Front Hum Neurosci 2023;
16:1070611. [PMID:
36741779 PMCID:
PMC9892451 DOI:
10.3389/fnhum.2022.1070611]
[Citation(s) in RCA: 0] [Impact Index Per Article: 0] [Reference Citation Analysis] [Abstract] [Key Words] [Track Full Text] [Journal Information] [Subscribe] [Scholar Register] [Received: 10/15/2022] [Accepted: 12/19/2022] [Indexed: 01/20/2023] Open
Abstract
Introduction
The aim of this study is to determine prevalence and risk factors of Cognitive Impairment (CI) and its association with Type 2 Diabetes Mellitus (T2DM) in subjects aged 65 years and above.

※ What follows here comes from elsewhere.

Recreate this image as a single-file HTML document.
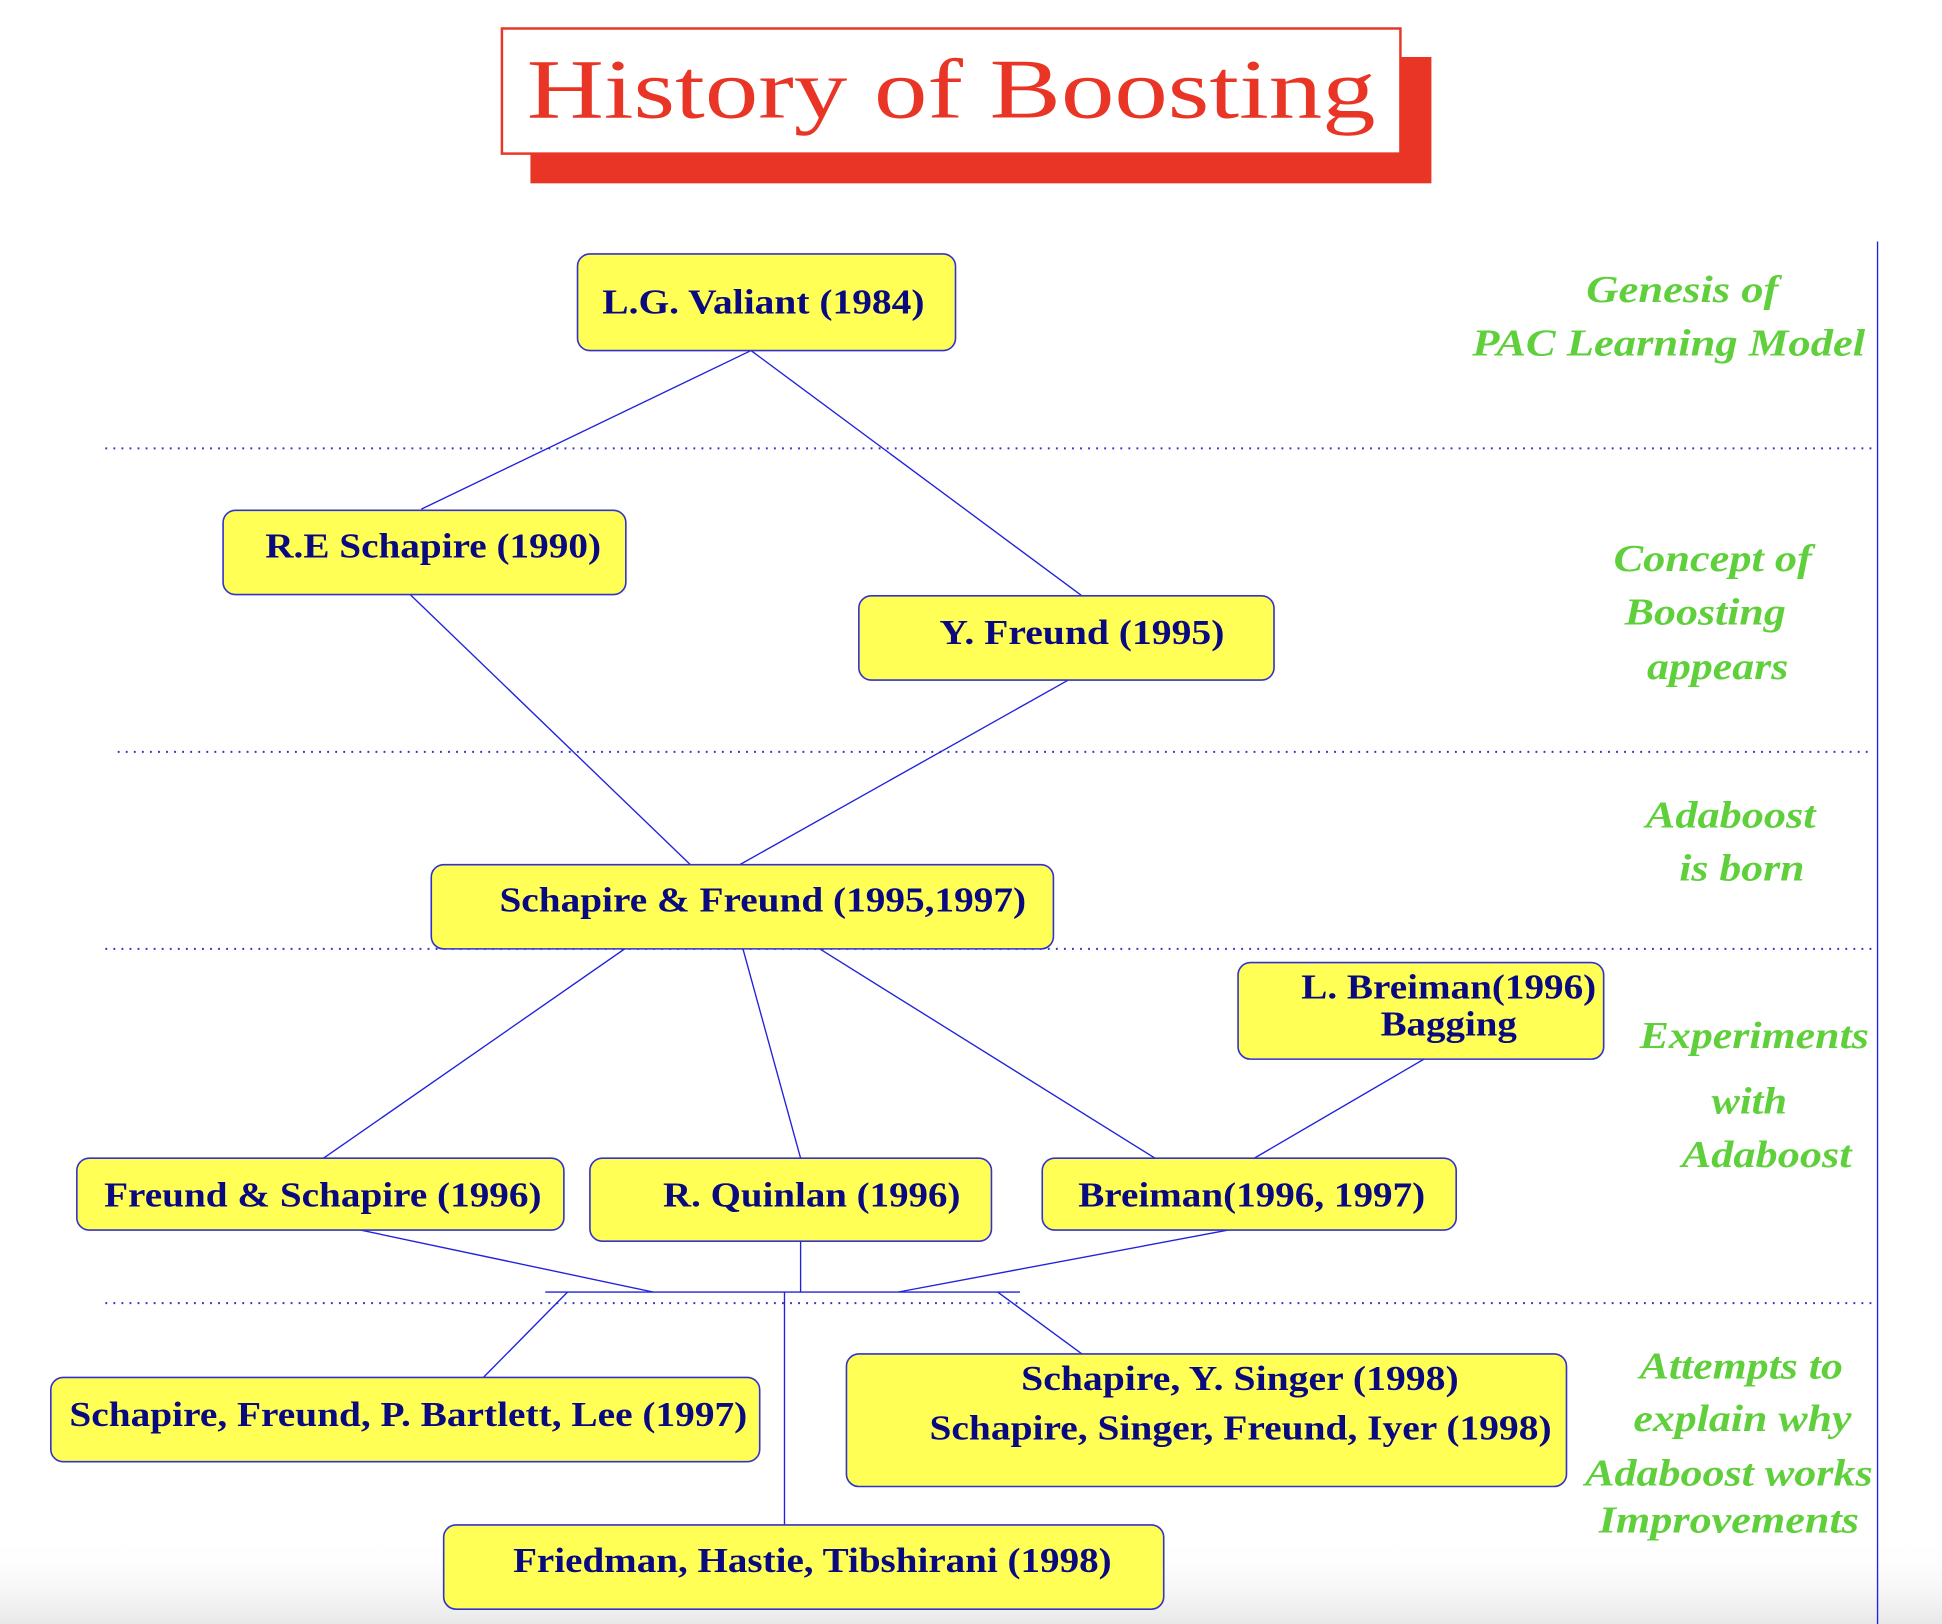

Additionally, we attempt to provide a cognitive profile for T2DM group.
Methodology
A cross-sectional analytical study to assess CI was carried out. We evaluated a sample of community-dwelling residents from Chile. All participants underwent a general interview, lifestyle questionnaires and a comprehensive neuropsychological battery. Regression analyses were performed to evaluate risk of CI with T2DM and influencing factors. Results between groups in the different domains of the neuropsychological assessment were compared by Student's t-tests and MANOVA.
Results
Among all 358 subjects, overall T2DM prevalence were 17.3%. The prevalence of CI was higher in T2DM group compared to the healthy participants (30.7%, p < 0.001). The risk of CI was 2.8 times higher in older people with T2DM compared to older people without the diagnosis. Multiple regression analysis, adjusted for age and gender, demonstrated that age, education, presence of dyslipidemia, and T2DM duration were the predictor variables significantly associated with CI. T2DM group performed worse on global cognitive performance, attention, language, verbal memory, visual memory, visual constructional ability, and executive function. After adjusting for significant covariates from multiple regression analysis, a relationship between "cognition" and T2DM is still observed. Amnesic multi-domain impairment was the specific cognitive identified pattern for T2DM group.
Conclusion
The present study confirms the high prevalence of CI with T2DM among Chilean older adults in a community-based population. T2DM is significantly associated with a higher risk of CI, and age, education, presence of dyslipidemia, and duration of T2DM are risk factors. T2DM patients with CI are impaired in multiple cognitive domains, even after adjusting covariables, resulting in an amnesic multi-domain cognitive profile.